Begin with the first line below and retype each line exactly through the line containing "-102.5, -104.0, -106.5];". Any pictures are to be left out.

:::

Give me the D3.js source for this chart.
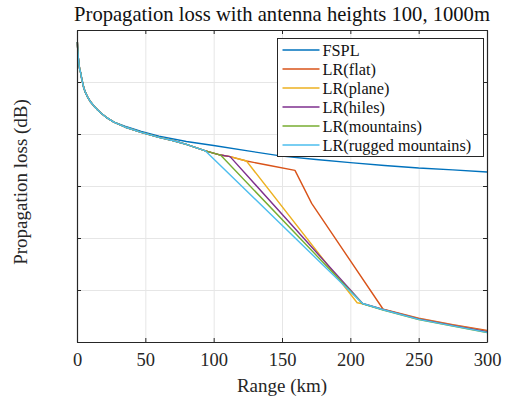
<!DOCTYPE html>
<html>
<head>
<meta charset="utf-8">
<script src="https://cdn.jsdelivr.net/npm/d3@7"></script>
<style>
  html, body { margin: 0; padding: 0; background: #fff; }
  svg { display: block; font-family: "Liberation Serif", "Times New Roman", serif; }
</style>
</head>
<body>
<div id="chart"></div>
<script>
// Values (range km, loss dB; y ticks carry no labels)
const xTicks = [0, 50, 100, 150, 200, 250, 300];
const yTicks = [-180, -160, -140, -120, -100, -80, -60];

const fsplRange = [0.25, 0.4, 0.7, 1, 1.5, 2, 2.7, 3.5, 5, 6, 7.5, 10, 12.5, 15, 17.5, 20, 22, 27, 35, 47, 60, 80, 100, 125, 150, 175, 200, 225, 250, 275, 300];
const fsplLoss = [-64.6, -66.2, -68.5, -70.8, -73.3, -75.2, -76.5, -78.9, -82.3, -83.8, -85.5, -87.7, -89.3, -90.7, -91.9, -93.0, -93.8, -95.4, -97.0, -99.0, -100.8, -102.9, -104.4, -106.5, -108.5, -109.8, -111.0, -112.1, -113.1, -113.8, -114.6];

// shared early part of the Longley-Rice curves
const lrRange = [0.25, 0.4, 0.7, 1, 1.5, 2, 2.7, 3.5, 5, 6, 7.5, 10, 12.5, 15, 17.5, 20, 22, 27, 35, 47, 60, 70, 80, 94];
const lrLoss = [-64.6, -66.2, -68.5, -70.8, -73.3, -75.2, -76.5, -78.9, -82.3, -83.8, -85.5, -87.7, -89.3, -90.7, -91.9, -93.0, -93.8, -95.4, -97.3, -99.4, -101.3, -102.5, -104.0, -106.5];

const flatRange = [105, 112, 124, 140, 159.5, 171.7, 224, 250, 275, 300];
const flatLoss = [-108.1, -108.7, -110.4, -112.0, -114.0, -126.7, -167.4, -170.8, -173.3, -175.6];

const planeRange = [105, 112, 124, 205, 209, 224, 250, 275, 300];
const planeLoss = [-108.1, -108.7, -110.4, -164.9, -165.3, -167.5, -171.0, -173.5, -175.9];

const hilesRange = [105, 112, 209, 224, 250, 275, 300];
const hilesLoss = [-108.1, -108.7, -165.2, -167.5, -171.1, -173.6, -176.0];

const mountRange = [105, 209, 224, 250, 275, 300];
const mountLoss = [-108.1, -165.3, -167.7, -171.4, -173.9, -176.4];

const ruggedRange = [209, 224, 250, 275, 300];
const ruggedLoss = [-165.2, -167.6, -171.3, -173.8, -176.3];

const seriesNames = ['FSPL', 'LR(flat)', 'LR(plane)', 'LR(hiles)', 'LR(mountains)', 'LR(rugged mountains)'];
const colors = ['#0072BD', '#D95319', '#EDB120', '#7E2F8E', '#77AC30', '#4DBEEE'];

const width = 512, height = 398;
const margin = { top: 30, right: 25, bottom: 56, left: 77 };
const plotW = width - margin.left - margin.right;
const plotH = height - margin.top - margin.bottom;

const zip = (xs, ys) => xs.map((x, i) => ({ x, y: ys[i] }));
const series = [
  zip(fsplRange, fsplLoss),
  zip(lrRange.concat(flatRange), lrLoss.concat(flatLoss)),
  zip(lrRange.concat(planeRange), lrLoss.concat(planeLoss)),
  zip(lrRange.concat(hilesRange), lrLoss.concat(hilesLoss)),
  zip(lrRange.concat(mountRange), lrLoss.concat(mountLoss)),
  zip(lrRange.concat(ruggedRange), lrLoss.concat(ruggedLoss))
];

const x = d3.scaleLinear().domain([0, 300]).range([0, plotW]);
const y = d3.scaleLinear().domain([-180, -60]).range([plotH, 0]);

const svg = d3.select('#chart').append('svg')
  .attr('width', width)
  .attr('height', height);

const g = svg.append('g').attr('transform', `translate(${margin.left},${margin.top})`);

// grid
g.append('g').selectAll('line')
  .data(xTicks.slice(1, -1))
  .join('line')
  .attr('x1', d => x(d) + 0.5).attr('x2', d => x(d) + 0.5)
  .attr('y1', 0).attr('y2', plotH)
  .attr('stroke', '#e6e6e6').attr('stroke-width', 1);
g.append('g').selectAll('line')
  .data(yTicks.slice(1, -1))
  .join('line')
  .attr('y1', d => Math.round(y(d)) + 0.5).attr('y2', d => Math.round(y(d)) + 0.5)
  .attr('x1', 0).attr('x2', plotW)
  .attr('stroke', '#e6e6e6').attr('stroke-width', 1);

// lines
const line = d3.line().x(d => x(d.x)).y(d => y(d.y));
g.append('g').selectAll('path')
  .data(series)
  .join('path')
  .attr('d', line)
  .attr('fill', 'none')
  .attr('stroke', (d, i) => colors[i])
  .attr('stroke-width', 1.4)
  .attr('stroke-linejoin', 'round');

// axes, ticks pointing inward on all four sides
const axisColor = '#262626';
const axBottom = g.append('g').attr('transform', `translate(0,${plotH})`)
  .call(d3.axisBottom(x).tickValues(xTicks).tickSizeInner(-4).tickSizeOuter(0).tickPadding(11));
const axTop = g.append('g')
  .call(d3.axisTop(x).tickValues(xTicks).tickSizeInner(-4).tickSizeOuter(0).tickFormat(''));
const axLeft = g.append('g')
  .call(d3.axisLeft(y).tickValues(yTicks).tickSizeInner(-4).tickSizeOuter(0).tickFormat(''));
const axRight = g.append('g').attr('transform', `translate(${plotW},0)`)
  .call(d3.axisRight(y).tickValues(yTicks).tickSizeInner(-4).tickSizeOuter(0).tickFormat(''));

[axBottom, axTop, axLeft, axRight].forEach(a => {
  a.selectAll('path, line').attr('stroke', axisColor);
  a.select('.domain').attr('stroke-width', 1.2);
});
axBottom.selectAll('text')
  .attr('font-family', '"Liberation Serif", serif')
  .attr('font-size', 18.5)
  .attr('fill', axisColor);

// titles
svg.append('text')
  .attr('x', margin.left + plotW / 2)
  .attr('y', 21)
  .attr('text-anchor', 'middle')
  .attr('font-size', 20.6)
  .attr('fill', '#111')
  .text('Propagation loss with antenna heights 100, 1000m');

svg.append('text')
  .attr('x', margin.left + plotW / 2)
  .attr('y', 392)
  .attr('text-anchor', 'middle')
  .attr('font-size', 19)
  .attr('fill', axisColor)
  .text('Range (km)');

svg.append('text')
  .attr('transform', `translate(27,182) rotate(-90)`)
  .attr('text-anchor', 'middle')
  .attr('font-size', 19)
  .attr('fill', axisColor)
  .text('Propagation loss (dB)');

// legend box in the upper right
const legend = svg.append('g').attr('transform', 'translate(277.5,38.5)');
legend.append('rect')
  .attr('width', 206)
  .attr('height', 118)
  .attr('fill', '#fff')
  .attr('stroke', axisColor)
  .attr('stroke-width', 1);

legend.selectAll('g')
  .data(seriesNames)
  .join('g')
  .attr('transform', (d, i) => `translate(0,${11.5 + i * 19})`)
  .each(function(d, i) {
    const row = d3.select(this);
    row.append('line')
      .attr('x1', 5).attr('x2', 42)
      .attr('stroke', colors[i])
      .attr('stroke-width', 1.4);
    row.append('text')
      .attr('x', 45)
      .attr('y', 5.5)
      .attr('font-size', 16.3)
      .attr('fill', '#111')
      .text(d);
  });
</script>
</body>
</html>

:::

▸ **Expected output**
Give me the D3.js source for this chart.
<!DOCTYPE html>
<html>
<head>
<meta charset="utf-8">
<script src="https://cdn.jsdelivr.net/npm/d3@7"></script>
<style>
  html, body { margin: 0; padding: 0; background: #fff; }
  svg { display: block; font-family: "Liberation Serif", "Times New Roman", serif; }
</style>
</head>
<body>
<div id="chart"></div>
<script>
// Values (range km, loss dB; y ticks carry no labels)
const xTicks = [0, 50, 100, 150, 200, 250, 300];
const yTicks = [-180, -160, -140, -120, -100, -80, -60];

const fsplRange = [0.25, 0.4, 0.7, 1, 1.5, 2, 2.7, 3.5, 5, 6, 7.5, 10, 12.5, 15, 17.5, 20, 22, 27, 35, 47, 60, 80, 100, 125, 150, 175, 200, 225, 250, 275, 300];
const fsplLoss = [-64.6, -66.2, -68.5, -70.8, -73.3, -75.2, -76.5, -78.9, -82.3, -83.8, -85.5, -87.7, -89.3, -90.7, -91.9, -93.0, -93.8, -95.4, -97.0, -99.0, -100.8, -102.9, -104.4, -106.5, -108.5, -109.8, -111.0, -112.1, -113.1, -113.8, -114.6];

// shared early part of the Longley-Rice curves
const lrRange = [0.25, 0.4, 0.7, 1, 1.5, 2, 2.7, 3.5, 5, 6, 7.5, 10, 12.5, 15, 17.5, 20, 22, 27, 35, 47, 60, 70, 80, 94];
const lrLoss = [-64.6, -66.2, -68.5, -70.8, -73.3, -75.2, -76.5, -78.9, -82.3, -83.8, -85.5, -87.7, -89.3, -90.7, -91.9, -93.0, -93.8, -95.4, -97.3, -99.4, -101.3, -102.5, -104.0, -106.5];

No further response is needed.